**WORK TO COMPLETE**
Repeat the data below exactly, dropping any pictures it holds.
□ □ □ □ □ □ □
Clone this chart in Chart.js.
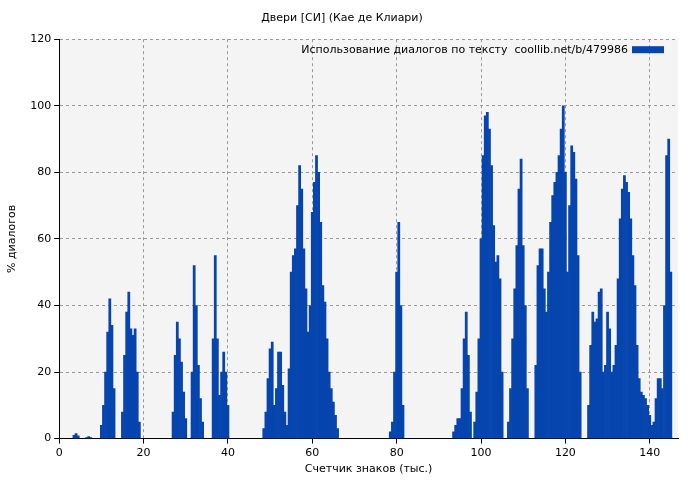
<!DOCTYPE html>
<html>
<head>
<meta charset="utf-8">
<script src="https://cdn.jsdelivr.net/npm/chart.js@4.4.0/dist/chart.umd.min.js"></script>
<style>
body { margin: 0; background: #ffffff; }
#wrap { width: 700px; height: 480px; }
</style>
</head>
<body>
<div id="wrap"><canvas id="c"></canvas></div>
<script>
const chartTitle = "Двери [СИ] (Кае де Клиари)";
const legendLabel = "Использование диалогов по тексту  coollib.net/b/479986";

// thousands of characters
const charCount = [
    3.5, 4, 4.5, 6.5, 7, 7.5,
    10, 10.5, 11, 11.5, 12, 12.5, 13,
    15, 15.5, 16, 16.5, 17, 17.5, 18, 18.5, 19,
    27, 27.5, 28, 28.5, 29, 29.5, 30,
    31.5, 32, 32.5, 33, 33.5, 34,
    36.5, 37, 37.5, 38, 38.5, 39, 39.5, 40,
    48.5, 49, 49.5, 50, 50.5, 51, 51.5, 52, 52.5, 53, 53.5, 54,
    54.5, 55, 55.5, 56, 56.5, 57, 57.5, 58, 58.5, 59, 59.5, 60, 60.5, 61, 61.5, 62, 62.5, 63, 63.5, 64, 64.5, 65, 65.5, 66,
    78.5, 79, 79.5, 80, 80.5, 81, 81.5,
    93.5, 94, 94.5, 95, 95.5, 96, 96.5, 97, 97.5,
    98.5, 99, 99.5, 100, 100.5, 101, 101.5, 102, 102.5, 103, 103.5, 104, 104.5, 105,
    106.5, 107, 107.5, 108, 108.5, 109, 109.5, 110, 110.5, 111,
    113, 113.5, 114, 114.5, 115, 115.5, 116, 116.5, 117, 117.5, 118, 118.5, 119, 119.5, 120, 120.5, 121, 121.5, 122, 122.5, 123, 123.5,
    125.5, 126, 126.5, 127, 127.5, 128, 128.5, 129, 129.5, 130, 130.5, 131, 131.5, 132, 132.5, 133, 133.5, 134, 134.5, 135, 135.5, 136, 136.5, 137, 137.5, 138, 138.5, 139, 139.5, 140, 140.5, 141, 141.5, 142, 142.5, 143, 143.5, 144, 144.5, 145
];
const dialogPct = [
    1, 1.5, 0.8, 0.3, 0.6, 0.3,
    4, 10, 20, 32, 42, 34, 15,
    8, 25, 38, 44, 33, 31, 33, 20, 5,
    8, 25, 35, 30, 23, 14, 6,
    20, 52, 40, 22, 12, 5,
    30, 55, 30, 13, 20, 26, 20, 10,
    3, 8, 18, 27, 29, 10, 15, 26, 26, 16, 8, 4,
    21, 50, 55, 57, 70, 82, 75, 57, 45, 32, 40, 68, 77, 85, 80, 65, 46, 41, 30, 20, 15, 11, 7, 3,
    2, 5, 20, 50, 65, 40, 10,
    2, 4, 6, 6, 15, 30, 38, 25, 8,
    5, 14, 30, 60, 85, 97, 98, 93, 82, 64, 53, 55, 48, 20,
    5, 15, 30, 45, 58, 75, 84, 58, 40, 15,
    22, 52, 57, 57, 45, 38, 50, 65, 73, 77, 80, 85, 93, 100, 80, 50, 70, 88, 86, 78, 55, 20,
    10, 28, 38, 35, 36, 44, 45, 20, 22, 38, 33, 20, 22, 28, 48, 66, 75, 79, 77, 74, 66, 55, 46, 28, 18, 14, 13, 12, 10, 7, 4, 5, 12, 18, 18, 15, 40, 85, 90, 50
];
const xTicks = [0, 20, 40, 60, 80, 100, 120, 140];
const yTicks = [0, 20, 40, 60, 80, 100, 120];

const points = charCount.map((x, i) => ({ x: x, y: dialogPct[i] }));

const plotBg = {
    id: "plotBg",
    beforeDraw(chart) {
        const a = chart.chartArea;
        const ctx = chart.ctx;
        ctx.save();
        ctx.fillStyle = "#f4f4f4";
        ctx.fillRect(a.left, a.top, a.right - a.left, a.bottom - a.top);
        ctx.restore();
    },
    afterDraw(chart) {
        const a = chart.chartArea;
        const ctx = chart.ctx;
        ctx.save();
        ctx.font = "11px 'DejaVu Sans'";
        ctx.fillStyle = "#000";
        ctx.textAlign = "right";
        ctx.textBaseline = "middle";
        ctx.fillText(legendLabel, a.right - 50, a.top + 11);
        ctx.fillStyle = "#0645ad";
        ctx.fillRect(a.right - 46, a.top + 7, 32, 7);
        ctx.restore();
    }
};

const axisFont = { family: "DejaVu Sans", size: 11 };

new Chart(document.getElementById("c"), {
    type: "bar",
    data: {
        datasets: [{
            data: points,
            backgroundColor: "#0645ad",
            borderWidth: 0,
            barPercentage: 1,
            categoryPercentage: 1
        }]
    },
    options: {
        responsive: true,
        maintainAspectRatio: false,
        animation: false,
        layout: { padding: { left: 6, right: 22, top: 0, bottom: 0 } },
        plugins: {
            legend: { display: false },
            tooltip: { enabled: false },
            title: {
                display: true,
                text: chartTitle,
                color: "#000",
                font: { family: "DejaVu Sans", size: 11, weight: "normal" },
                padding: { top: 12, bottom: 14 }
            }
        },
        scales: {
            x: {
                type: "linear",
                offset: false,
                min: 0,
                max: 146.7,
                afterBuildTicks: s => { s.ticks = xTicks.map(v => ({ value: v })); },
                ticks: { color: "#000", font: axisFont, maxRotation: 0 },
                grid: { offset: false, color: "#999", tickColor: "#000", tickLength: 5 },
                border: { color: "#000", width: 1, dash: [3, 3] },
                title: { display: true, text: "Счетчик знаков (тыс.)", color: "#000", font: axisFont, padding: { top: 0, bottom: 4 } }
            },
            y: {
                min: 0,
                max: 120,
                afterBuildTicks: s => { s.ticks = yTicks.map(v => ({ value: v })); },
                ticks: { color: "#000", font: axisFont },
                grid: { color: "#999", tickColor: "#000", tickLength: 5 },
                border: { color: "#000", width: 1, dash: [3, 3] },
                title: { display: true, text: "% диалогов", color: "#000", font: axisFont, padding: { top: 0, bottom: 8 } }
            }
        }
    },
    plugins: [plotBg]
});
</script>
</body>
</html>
□ □ □ □ □ □ □
**ANSWER TO THIS TASK**
Clone this chart in Chart.js.
<!DOCTYPE html>
<html>
<head>
<meta charset="utf-8">
<script src="https://cdn.jsdelivr.net/npm/chart.js@4.4.0/dist/chart.umd.min.js"></script>
<style>
body { margin: 0; background: #ffffff; }
#wrap { width: 700px; height: 480px; }
</style>
</head>
<body>
<div id="wrap"><canvas id="c"></canvas></div>
<script>
const chartTitle = "Двери [СИ] (Кае де Клиари)";
const legendLabel = "Использование диалогов по тексту  coollib.net/b/479986";

// thousands of characters
const charCount = [
    3.5, 4, 4.5, 6.5, 7, 7.5,
    10, 10.5, 11, 11.5, 12, 12.5, 13,
    15, 15.5, 16, 16.5, 17, 17.5, 18, 18.5, 19,
    27, 27.5, 28, 28.5, 29, 29.5, 30,
    31.5, 32, 32.5, 33, 33.5, 34,
    36.5, 37, 37.5, 38, 38.5, 39, 39.5, 40,
    48.5, 49, 49.5, 50, 50.5, 51, 51.5, 52, 52.5, 53, 53.5, 54,
    54.5, 55, 55.5, 56, 56.5, 57, 57.5, 58, 58.5, 59, 59.5, 60, 60.5, 61, 61.5, 62, 62.5, 63, 63.5, 64, 64.5, 65, 65.5, 66,
    78.5, 79, 79.5, 80, 80.5, 81, 81.5,
    93.5, 94, 94.5, 95, 95.5, 96, 96.5, 97, 97.5,
    98.5, 99, 99.5, 100, 100.5, 101, 101.5, 102, 102.5, 103, 103.5, 104, 104.5, 105,
    106.5, 107, 107.5, 108, 108.5, 109, 109.5, 110, 110.5, 111,
    113, 113.5, 114, 114.5, 115, 115.5, 116, 116.5, 117, 117.5, 118, 118.5, 119, 119.5, 120, 120.5, 121, 121.5, 122, 122.5, 123, 123.5,
    125.5, 126, 126.5, 127, 127.5, 128, 128.5, 129, 129.5, 130, 130.5, 131, 131.5, 132, 132.5, 133, 133.5, 134, 134.5, 135, 135.5, 136, 136.5, 137, 137.5, 138, 138.5, 139, 139.5, 140, 140.5, 141, 141.5, 142, 142.5, 143, 143.5, 144, 144.5, 145
];
const dialogPct = [
    1, 1.5, 0.8, 0.3, 0.6, 0.3,
    4, 10, 20, 32, 42, 34, 15,
    8, 25, 38, 44, 33, 31, 33, 20, 5,
    8, 25, 35, 30, 23, 14, 6,
    20, 52, 40, 22, 12, 5,
    30, 55, 30, 13, 20, 26, 20, 10,
    3, 8, 18, 27, 29, 10, 15, 26, 26, 16, 8, 4,
    21, 50, 55, 57, 70, 82, 75, 57, 45, 32, 40, 68, 77, 85, 80, 65, 46, 41, 30, 20, 15, 11, 7, 3,
    2, 5, 20, 50, 65, 40, 10,
    2, 4, 6, 6, 15, 30, 38, 25, 8,
    5, 14, 30, 60, 85, 97, 98, 93, 82, 64, 53, 55, 48, 20,
    5, 15, 30, 45, 58, 75, 84, 58, 40, 15,
    22, 52, 57, 57, 45, 38, 50, 65, 73, 77, 80, 85, 93, 100, 80, 50, 70, 88, 86, 78, 55, 20,
    10, 28, 38, 35, 36, 44, 45, 20, 22, 38, 33, 20, 22, 28, 48, 66, 75, 79, 77, 74, 66, 55, 46, 28, 18, 14, 13, 12, 10, 7, 4, 5, 12, 18, 18, 15, 40, 85, 90, 50
];
const xTicks = [0, 20, 40, 60, 80, 100, 120, 140];
const yTicks = [0, 20, 40, 60, 80, 100, 120];

const points = charCount.map((x, i) => ({ x: x, y: dialogPct[i] }));

const plotBg = {
    id: "plotBg",
    beforeDraw(chart) {
        const a = chart.chartArea;
        const ctx = chart.ctx;
        ctx.save();
        ctx.fillStyle = "#f4f4f4";
        ctx.fillRect(a.left, a.top, a.right - a.left, a.bottom - a.top);
        ctx.restore();
    },
    afterDraw(chart) {
        const a = chart.chartArea;
        const ctx = chart.ctx;
        ctx.save();
        ctx.font = "11px 'DejaVu Sans'";
        ctx.fillStyle = "#000";
        ctx.textAlign = "right";
        ctx.textBaseline = "middle";
        ctx.fillText(legendLabel, a.right - 50, a.top + 11);
        ctx.fillStyle = "#0645ad";
        ctx.fillRect(a.right - 46, a.top + 7, 32, 7);
        ctx.restore();
    }
};

const axisFont = { family: "DejaVu Sans", size: 11 };

new Chart(document.getElementById("c"), {
    type: "bar",
    data: {
        datasets: [{
            data: points,
            backgroundColor: "#0645ad",
            borderWidth: 0,
            barPercentage: 1,
            categoryPercentage: 1
        }]
    },
    options: {
        responsive: true,
        maintainAspectRatio: false,
        animation: false,
        layout: { padding: { left: 6, right: 22, top: 0, bottom: 0 } },
        plugins: {
            legend: { display: false },
            tooltip: { enabled: false },
            title: {
                display: true,
                text: chartTitle,
                color: "#000",
                font: { family: "DejaVu Sans", size: 11, weight: "normal" },
                padding: { top: 12, bottom: 14 }
            }
        },
        scales: {
            x: {
                type: "linear",
                offset: false,
                min: 0,
                max: 146.7,
                afterBuildTicks: s => { s.ticks = xTicks.map(v => ({ value: v })); },
                ticks: { color: "#000", font: axisFont, maxRotation: 0 },
                grid: { offset: false, color: "#999", tickColor: "#000", tickLength: 5 },
                border: { color: "#000", width: 1, dash: [3, 3] },
                title: { display: true, text: "Счетчик знаков (тыс.)", color: "#000", font: axisFont, padding: { top: 0, bottom: 4 } }
            },
            y: {
                min: 0,
                max: 120,
                afterBuildTicks: s => { s.ticks = yTicks.map(v => ({ value: v })); },
                ticks: { color: "#000", font: axisFont },
                grid: { color: "#999", tickColor: "#000", tickLength: 5 },
                border: { color: "#000", width: 1, dash: [3, 3] },
                title: { display: true, text: "% диалогов", color: "#000", font: axisFont, padding: { top: 0, bottom: 8 } }
            }
        }
    },
    plugins: [plotBg]
});
</script>
</body>
</html>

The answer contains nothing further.